Akcja powieści rozgrywa się w dwóch przestrzeniach czasowych: w okresie przedwojennym i wojennym oraz współcześnie.
W roku 1920 w wielkopolskim majątku baronostwa Bury-Steinke, Dębieniec, na świat przychodzą bracia bliźniacy Teodor i Bruno, których różni usposobienie, wygląd, życiowe postawy, a łączy pasja do latania. Druga wojna światowa rozdziela braci, a ich los zostaje naznaczony tajemnicą, która kładzie się cieniem na kolejnym pokoleniu.

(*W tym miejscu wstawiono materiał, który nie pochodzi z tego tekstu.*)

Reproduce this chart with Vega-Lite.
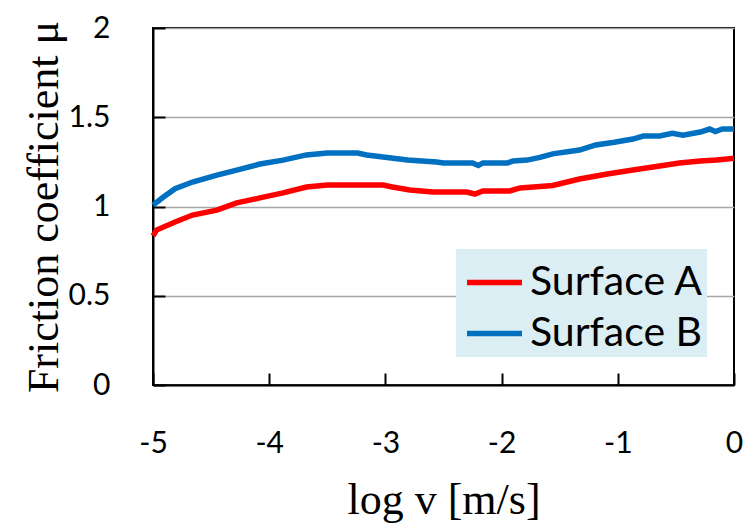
{
  "$schema": "https://vega.github.io/schema/vega-lite/v6.json",
  "width": 581,
  "height": 357,
  "autosize": {"type": "none"},
  "padding": {"left": 153, "top": 28, "right": 15, "bottom": 146},
  "background": "white",
  "config": {
    "view": {"stroke": "black", "strokeWidth": 2},
    "axis": {
      "domainColor": "black",
      "domainWidth": 2,
      "tickColor": "black",
      "tickWidth": 2,
      "labelFont": "Lato",
      "labelFontSize": 30,
      "labelColor": "black",
      "labelFlush": false,
      "titleFont": "Liberation Serif",
      "titleFontSize": 44,
      "titleFontWeight": "normal",
      "titleColor": "black",
      "gridColor": "#A6A6A6",
      "gridWidth": 1.5
    }
  },
  "data": {
    "values": [
      {"x": -5.00, "y": 0.835, "s": "Surface A"},
      {"x": -4.97, "y": 0.868, "s": "Surface A"},
      {"x": -4.81, "y": 0.913, "s": "Surface A"},
      {"x": -4.66, "y": 0.952, "s": "Surface A"},
      {"x": -4.45, "y": 0.98, "s": "Surface A"},
      {"x": -4.28, "y": 1.02, "s": "Surface A"},
      {"x": -4.08, "y": 1.048, "s": "Surface A"},
      {"x": -3.88, "y": 1.076, "s": "Surface A"},
      {"x": -3.68, "y": 1.109, "s": "Surface A"},
      {"x": -3.50, "y": 1.12, "s": "Surface A"},
      {"x": -3.30, "y": 1.12, "s": "Surface A"},
      {"x": -3.02, "y": 1.12, "s": "Surface A"},
      {"x": -2.94, "y": 1.109, "s": "Surface A"},
      {"x": -2.79, "y": 1.092, "s": "Surface A"},
      {"x": -2.59, "y": 1.081, "s": "Surface A"},
      {"x": -2.30, "y": 1.081, "s": "Surface A"},
      {"x": -2.23, "y": 1.07, "s": "Surface A"},
      {"x": -2.16, "y": 1.087, "s": "Surface A"},
      {"x": -1.93, "y": 1.087, "s": "Surface A"},
      {"x": -1.84, "y": 1.104, "s": "Surface A"},
      {"x": -1.67, "y": 1.112, "s": "Surface A"},
      {"x": -1.56, "y": 1.118, "s": "Surface A"},
      {"x": -1.33, "y": 1.154, "s": "Surface A"},
      {"x": -1.09, "y": 1.182, "s": "Surface A"},
      {"x": -0.87, "y": 1.204, "s": "Surface A"},
      {"x": -0.64, "y": 1.227, "s": "Surface A"},
      {"x": -0.47, "y": 1.244, "s": "Surface A"},
      {"x": -0.29, "y": 1.255, "s": "Surface A"},
      {"x": -0.15, "y": 1.26, "s": "Surface A"},
      {"x": -0.06, "y": 1.266, "s": "Surface A"},
      {"x": 0.00, "y": 1.27, "s": "Surface A"},
      {"x": -5.00, "y": 1.008, "s": "Surface B"},
      {"x": -4.91, "y": 1.053, "s": "Surface B"},
      {"x": -4.81, "y": 1.100, "s": "Surface B"},
      {"x": -4.66, "y": 1.137, "s": "Surface B"},
      {"x": -4.45, "y": 1.176, "s": "Surface B"},
      {"x": -4.28, "y": 1.204, "s": "Surface B"},
      {"x": -4.08, "y": 1.238, "s": "Surface B"},
      {"x": -3.88, "y": 1.26, "s": "Surface B"},
      {"x": -3.68, "y": 1.289, "s": "Surface B"},
      {"x": -3.50, "y": 1.30, "s": "Surface B"},
      {"x": -3.24, "y": 1.30, "s": "Surface B"},
      {"x": -3.16, "y": 1.289, "s": "Surface B"},
      {"x": -3.02, "y": 1.277, "s": "Surface B"},
      {"x": -2.81, "y": 1.26, "s": "Surface B"},
      {"x": -2.56, "y": 1.249, "s": "Surface B"},
      {"x": -2.50, "y": 1.244, "s": "Surface B"},
      {"x": -2.25, "y": 1.244, "s": "Surface B"},
      {"x": -2.20, "y": 1.23, "s": "Surface B"},
      {"x": -2.16, "y": 1.244, "s": "Surface B"},
      {"x": -1.95, "y": 1.244, "s": "Surface B"},
      {"x": -1.90, "y": 1.255, "s": "Surface B"},
      {"x": -1.78, "y": 1.26, "s": "Surface B"},
      {"x": -1.67, "y": 1.275, "s": "Surface B"},
      {"x": -1.56, "y": 1.295, "s": "Surface B"},
      {"x": -1.33, "y": 1.316, "s": "Surface B"},
      {"x": -1.19, "y": 1.345, "s": "Surface B"},
      {"x": -1.03, "y": 1.36, "s": "Surface B"},
      {"x": -0.87, "y": 1.378, "s": "Surface B"},
      {"x": -0.78, "y": 1.395, "s": "Surface B"},
      {"x": -0.64, "y": 1.395, "s": "Surface B"},
      {"x": -0.53, "y": 1.41, "s": "Surface B"},
      {"x": -0.44, "y": 1.40, "s": "Surface B"},
      {"x": -0.29, "y": 1.417, "s": "Surface B"},
      {"x": -0.21, "y": 1.434, "s": "Surface B"},
      {"x": -0.16, "y": 1.42, "s": "Surface B"},
      {"x": -0.10, "y": 1.434, "s": "Surface B"},
      {"x": 0.00, "y": 1.434, "s": "Surface B"}
    ]
  },
  "mark": {"type": "line", "strokeWidth": 5.5},
  "encoding": {
    "x": {
      "field": "x",
      "type": "quantitative",
      "scale": {"domain": [-5, 0], "nice": false, "zero": false},
      "axis": {
        "title": "log v [m/s]",
        "values": [-5, -4, -3, -2, -1, 0],
        "labelExpr": "'' + datum.value",
        "grid": false,
        "tickSize": -12,
        "labelPadding": 55,
        "titlePadding": 20
      }
    },
    "y": {
      "field": "y",
      "type": "quantitative",
      "scale": {"domain": [0, 2], "nice": false},
      "axis": {
        "title": "Friction coefficient μ",
        "values": [0, 0.5, 1, 1.5, 2],
        "labelExpr": "'' + datum.value",
        "grid": true,
        "tickSize": -12,
        "labelPadding": 55,
        "titlePadding": 2
      }
    },
    "color": {
      "field": "s",
      "type": "nominal",
      "scale": {"domain": ["Surface A", "Surface B"], "range": ["#FF0000", "#0070C0"]},
      "legend": {
        "orient": "none",
        "legendX": 303,
        "legendY": 221,
        "title": null,
        "fillColor": "#DAEEF3",
        "padding": 3,
        "symbolType": "stroke",
        "symbolSize": 3025,
        "symbolStrokeWidth": 5.5,
        "symbolOffset": 5,
        "labelFont": "Lato",
        "labelFontSize": 41,
        "labelLimit": 400,
        "labelColor": "black",
        "labelOffset": 5,
        "rowPadding": -9
      }
    }
  }
}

Magda i Wiktoria to z kolei siostry, żyjące współcześnie w Trójmieście. Każda z nich kieruje się w życiu różnymi priorytetami, każda boryka z własnymi problemami. Zaskakujące wspomnienia ich dziadka, ponad stuletniego Edka, mają szansę stać się ogniwem zbliżającym do siebie młode kobiety.
Bardzo lubię lotnicze fabuły, a w tej powieści są dodatkowo odniesienia do miasta, które niemalże od początków polskiej awiacji jest z nią związane. To prywatnie „moje” miasto, w jego lotniczym klimacie wychowałam się. W książce czuć duszę i klimat początków lotnictwa w Polsce i oddana jest jego waga w okresie drugiej wojny światowej.
Zaskoczyło mnie pozytywnie, że autor – mężczyzna, tak delikatnie potrafi pisać o uczuciach i wiarygodnie nakreślić subtelne niuanse charakterologiczne stworzonych przez siebie postaci. Ale z drugiej strony, nie przekonały (przynajmniej w tej części sagi) dwie współczesne bohaterki – siostry Magda i Wiktoria. Uważam, że wątek retrospektywny jest bardziej wciągający, bohaterowie bardziej „pełni” i zwyczajnie ciekawsi. Może w kolejnych częściach postacie sióstr, podążających tropem historii swojego wiekowego dziadka Edka, lepiej się rozwiną i dane mi będzie bardziej zaangażować się w przeżycia współczesnych bohaterów.
Autor świetnie rozłożył napięcie, wiele wątków pozostawił wciąż otwartych, zakończenie ani o krok nie przybliża nas do poznania prawdy o losach nestora rodu. To zdecydowanie rozbudza apetyt na dalszą lekturę. Zatem niecierpliwie czekam na kolejne części serii.